Great Depression - Comparison With The Late-2000s Recession

Comparison With The Late-2000s Recession

The causes of the Great Recession seem similar to the Great Depression, but significant differences exist, also, as discussed in the above sections of this topic. The current chairman of the Fed, Ben Bernanke, had extensively studied the Great Depression as part of his doctoral work at MIT, and is implementing policies to manipulate the money supply and interest rates in ways that were not done in the 1930s. Bernanke's policies will undoubtedly be analyzed and scrutinized in the years to come, as economists debate the wisdom of his choices. Generally speaking, the recovery of the world's financial systems tended to be quicker during the Great Depression of the 1930s as opposed to the late-2000s recession.
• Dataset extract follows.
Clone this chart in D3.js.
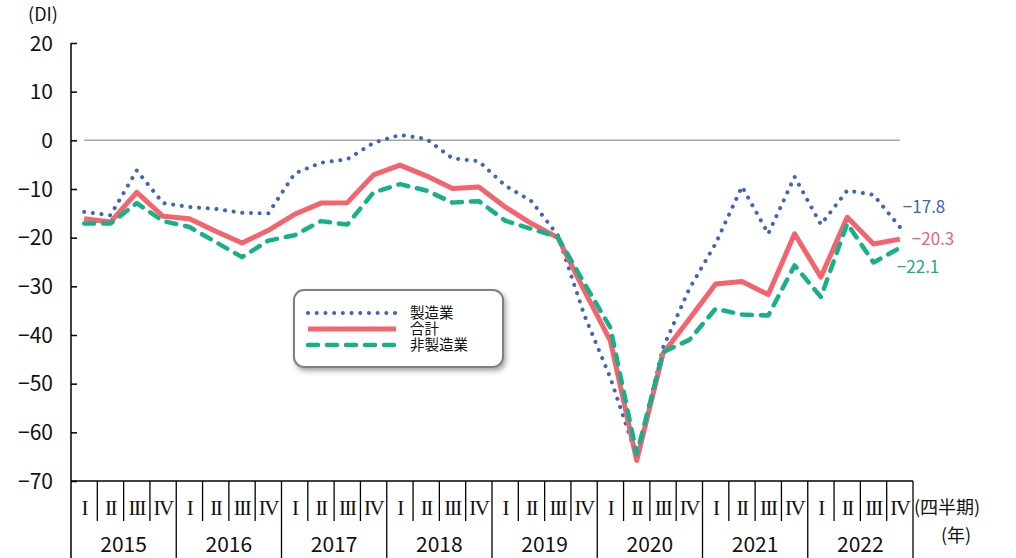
<!DOCTYPE html>
<html>
<head>
<meta charset="utf-8">
<script src="https://d3js.org/d3.v7.min.js"></script>
<style>
  body { margin: 0; background: #fff; }
  text { font-family: "Noto Sans CJK JP", "Noto Sans", sans-serif; }
  text.qlabel { font-family: "Liberation Serif", "DejaVu Serif", serif; }
</style>
</head>
<body>
<svg id="drawing_region"></svg>
<script>
// quarters 2015 I .. 2022 IV
const years = ["2015", "2016", "2017", "2018", "2019", "2020", "2021", "2022"];
const quarters = ["I", "II", "III", "IV"];
const yticks = [20, 10, 0, -10, -20, -30, -40, -50, -60, -70];

const seriesNames = ["製造業", "合計", "非製造業"];
const manufacturing = [-14.7, -15.4, -6.2, -12.9, -13.7, -14.1, -14.9, -15.0,
                       -6.8, -4.6, -3.9, -0.5, 1.1, 0.3, -3.7, -4.3,
                       -9.3, -12.5, -19.5, -35.8, -48.8, -65.0, -42.6, -30.5,
                       -21.2, -9.5, -19.2, -7.5, -17.3, -10.3, -11.2, -17.8];
const total = [-16.1, -16.8, -10.7, -15.6, -16.1, -18.7, -21.1, -18.5,
               -15.2, -12.9, -12.8, -7.1, -5.1, -7.3, -9.9, -9.6,
               -13.7, -17.1, -20.0, -30.8, -41.2, -65.8, -43.8, -36.7,
               -29.5, -29.0, -31.7, -19.2, -28.1, -15.8, -21.3, -20.3];
const nonManufacturing = [-17.1, -17.1, -12.9, -16.6, -17.8, -20.9, -24.0, -20.6,
                          -19.5, -16.6, -17.3, -10.7, -9.0, -10.3, -12.8, -12.5,
                          -16.5, -18.2, -19.9, -29.3, -38.5, -64.5, -43.5, -41.0,
                          -34.6, -35.8, -36.0, -25.7, -32.2, -17.1, -25.1, -22.1];

var config = {
    parent: '#drawing_region',
    width: 1016,
    height: 558,
    margin: {top: 43, right: 103, bottom: 77, left: 71}
};

const styles = [
    {color: '#4066b8', text: '#4064b4', width: 4, dash: '0.1 8.6', cap: 'round'},
    {color: '#f4646f', text: '#f0606e', width: 5, dash: null, cap: 'butt'},
    {color: '#17b088', text: '#18ab86', width: 4.5, dash: '10 9', cap: 'round'}
];

class LineChart {
    constructor(config, data) {
        this.config = config;
        this.data = data;
        this.init();
    }
    init() {
        let self = this;
        self.svg = d3.select(self.config.parent)
            .attr('width', self.config.width)
            .attr('height', self.config.height);
        self.inner_width = self.config.width - self.config.margin.left - self.config.margin.right;
        self.inner_height = self.config.height - self.config.margin.top - self.config.margin.bottom;
        self.chart = self.svg.append('g')
            .attr('transform', `translate(${self.config.margin.left}, ${self.config.margin.top})`);

        self.labels = [];
        years.forEach(y => quarters.forEach(q => self.labels.push(y + q)));

        self.xscale = d3.scaleBand()
            .domain(self.labels)
            .range([0, self.inner_width]);
        self.yscale = d3.scaleLinear()
            .domain([-70, 20])
            .range([self.inner_height, 0]);

        // shadow for the legend box
        const defs = self.svg.append('defs');
        const f = defs.append('filter').attr('id', 'shadow')
            .attr('x', '-10%').attr('y', '-20%').attr('width', '130%').attr('height', '150%');
        f.append('feDropShadow').attr('dx', 2).attr('dy', 3).attr('stdDeviation', 2.5)
            .attr('flood-color', '#000').attr('flood-opacity', 0.35);
        self.render();
    }
    render() {
        let self = this;
        const xs = self.xscale, ys = self.yscale;
        const cx = d => xs(d) + xs.bandwidth() / 2;

        // zero line
        self.chart.append('line')
            .attr('x1', cx(self.labels[0])).attr('x2', cx(self.labels[self.labels.length - 1]))
            .attr('y1', ys(0)).attr('y2', ys(0))
            .attr('stroke', '#a6a6a6').attr('stroke-width', 1.5);

        // y axis
        const yaxis = d3.axisRight(ys)
            .tickValues(yticks)
            .tickSize(6)
            .tickFormat('')
            .tickSizeOuter(0);
        const yg = self.chart.append('g').call(yaxis);
        yg.select('.domain').remove();
        yg.selectAll('line').attr('stroke', '#000').attr('stroke-width', 1.5);
        self.chart.append('line')
            .attr('x1', 0).attr('x2', 0)
            .attr('y1', 0).attr('y2', self.inner_height + self.config.margin.bottom)
            .attr('stroke', '#000').attr('stroke-width', 1.5);
        self.chart.selectAll('.ylabel')
            .data(yticks)
            .join('text')
            .attr('class', 'ylabel')
            .attr('x', -18)
            .attr('y', d => ys(d))
            .attr('dy', '0.36em')
            .attr('text-anchor', 'end')
            .attr('font-size', 21)
            .attr('fill', '#111')
            .text(d => d3.format('d')(d));
        self.chart.append('text')
            .attr('x', -28).attr('y', -28)
            .attr('dy', '0.36em')
            .attr('text-anchor', 'middle')
            .attr('font-size', 18)
            .attr('fill', '#111')
            .text('(DI)');

        // category table under the plot
        const H = self.inner_height;
        self.chart.append('line')
            .attr('x1', 0).attr('x2', self.inner_width)
            .attr('y1', H).attr('y2', H)
            .attr('stroke', '#000').attr('stroke-width', 1.5);
        self.chart.selectAll('.qsep')
            .data(self.labels.slice(1))
            .join('line')
            .attr('class', 'qsep')
            .attr('x1', d => xs(d)).attr('x2', d => xs(d))
            .attr('y1', H)
            .attr('y2', (d, i) => ((i + 1) % 4 === 0) ? self.config.height : H + 40)
            .attr('stroke', '#000').attr('stroke-width', 1.3);
        self.chart.append('line')
            .attr('x1', self.inner_width).attr('x2', self.inner_width)
            .attr('y1', H).attr('y2', self.config.height)
            .attr('stroke', '#000').attr('stroke-width', 1.3);
        self.chart.selectAll('.qlabel')
            .data(self.labels)
            .join('text')
            .attr('class', 'qlabel')
            .attr('x', d => cx(d))
            .attr('y', H + 27)
            .attr('dy', '0.33em')
            .attr('text-anchor', 'middle')
            .attr('font-size', 21)
            .attr('letter-spacing', -1.5)
            .attr('fill', '#111')
            .text((d, i) => quarters[i % 4]);
        self.chart.selectAll('.yrlabel')
            .data(years)
            .join('text')
            .attr('class', 'yrlabel')
            .attr('x', d => xs(d + 'I') + xs.bandwidth() * 2)
            .attr('y', H + 64)
            .attr('dy', '0.35em')
            .attr('text-anchor', 'middle')
            .attr('font-size', 21)
            .attr('fill', '#111')
            .text(d => d);
        self.chart.append('text')
            .attr('x', self.inner_width + 1).attr('y', H + 27).attr('dy', '0.35em')
            .attr('font-size', 18).attr('fill', '#111')
            .text('(四半期)');
        self.chart.append('text')
            .attr('x', self.inner_width + 43).attr('y', H + 55).attr('dy', '0.35em')
            .attr('text-anchor', 'middle')
            .attr('font-size', 18).attr('fill', '#111')
            .text('(年)');

        // lines
        const line = d3.line()
            .x((d, i) => cx(self.labels[i]))
            .y(d => ys(d));
        self.data.forEach((s, k) => {
            const st = styles[k];
            self.chart.append('path')
                .datum(s.values)
                .attr('d', line)
                .attr('fill', 'none')
                .attr('stroke', st.color)
                .attr('stroke-width', st.width)
                .attr('stroke-linecap', st.cap)
                .attr('stroke-linejoin', 'round')
                .attr('stroke-dasharray', st.dash);
        });

        // end value labels
        const endPos = [{dx: 3, dy: -20}, {dx: 12, dy: 0}, {dx: -3, dy: 19}];
        self.data.forEach((s, k) => {
            const last = s.values[s.values.length - 1];
            self.chart.append('text')
                .attr('x', cx(self.labels[self.labels.length - 1]) + endPos[k].dx)
                .attr('y', ys(last) + endPos[k].dy)
                .attr('dy', '0.35em')
                .attr('font-size', 17)
                .attr('fill', styles[k].text)
                .text(d3.format('.1f')(last));
        });

        // legend
        const lg = self.svg.append('g').attr('transform', 'translate(294, 290)');
        lg.append('rect')
            .attr('width', 209).attr('height', 77).attr('rx', 10)
            .attr('fill', '#fff').attr('stroke', '#808080').attr('stroke-width', 2)
            .attr('filter', 'url(#shadow)');
        self.data.forEach((s, k) => {
            const st = styles[k];
            const yy = 23 + k * 16;
            lg.append('line')
                .attr('x1', 14).attr('x2', 102)
                .attr('y1', yy).attr('y2', yy)
                .attr('stroke', st.color)
                .attr('stroke-width', st.width)
                .attr('stroke-linecap', st.cap)
                .attr('stroke-dasharray', st.dash);
            lg.append('text')
                .attr('x', 116).attr('y', yy).attr('dy', '0.35em')
                .attr('font-size', 14.5).attr('fill', '#111')
                .text(s.name);
        });
    }
}

const data = [
    {name: seriesNames[0], values: manufacturing},
    {name: seriesNames[1], values: total},
    {name: seriesNames[2], values: nonManufacturing}
];
const chart = new LineChart(config, data);
</script>
</body>
</html>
If we contrast the 1930s with the Crash of 2008 where gold went through the roof, it is clear that the US dollar on the gold standard was a completely different animal in comparison to the fiat free-floating US dollar currency we have today. Both currencies in 1929 and 2008 were the US dollar, but in an analogous way it is as if one was a Saber-toothed tiger and the other is a Bengal tiger; they are two completely different animals. Where we have experienced inflation since the Crash of 2008, the situation was much different in the 1930s when deflation set in. Unlike the deflation of the early 1930s, the US economy currently appears to be in a "liquidity trap," or a situation where monetary policy is unable to stimulate an economy back to health. In terms of the stock market, nearly three years after the 1929 crash, the DJIA dropped 8.4% on August 12, 1932. Where we have experienced great volatility with large intraday swings in the past two months, in 2011 we have not experienced any record-shattering daily percentage drops to the tune of the 1930s. Where many of us may have that '30s feeling, in light of the DJIA, the CPI, and the national unemployment rate, we are simply not living in the '30s. Some individuals may feel as if we are living in a depression, but for many others the current global financial crisis simply does not feel like a depression akin to the 1930s. —

1928 and 1929 were the times in the 20th century that the wealth gap reached such skewed extremes; Half the unemployed have been out of work for over six months, something that wasn't repeated until the late-2000s recession. 2007 and 2008 eventually saw the world reach new levels of wealth gap inequality that rivalled the years of 1928 and 1929.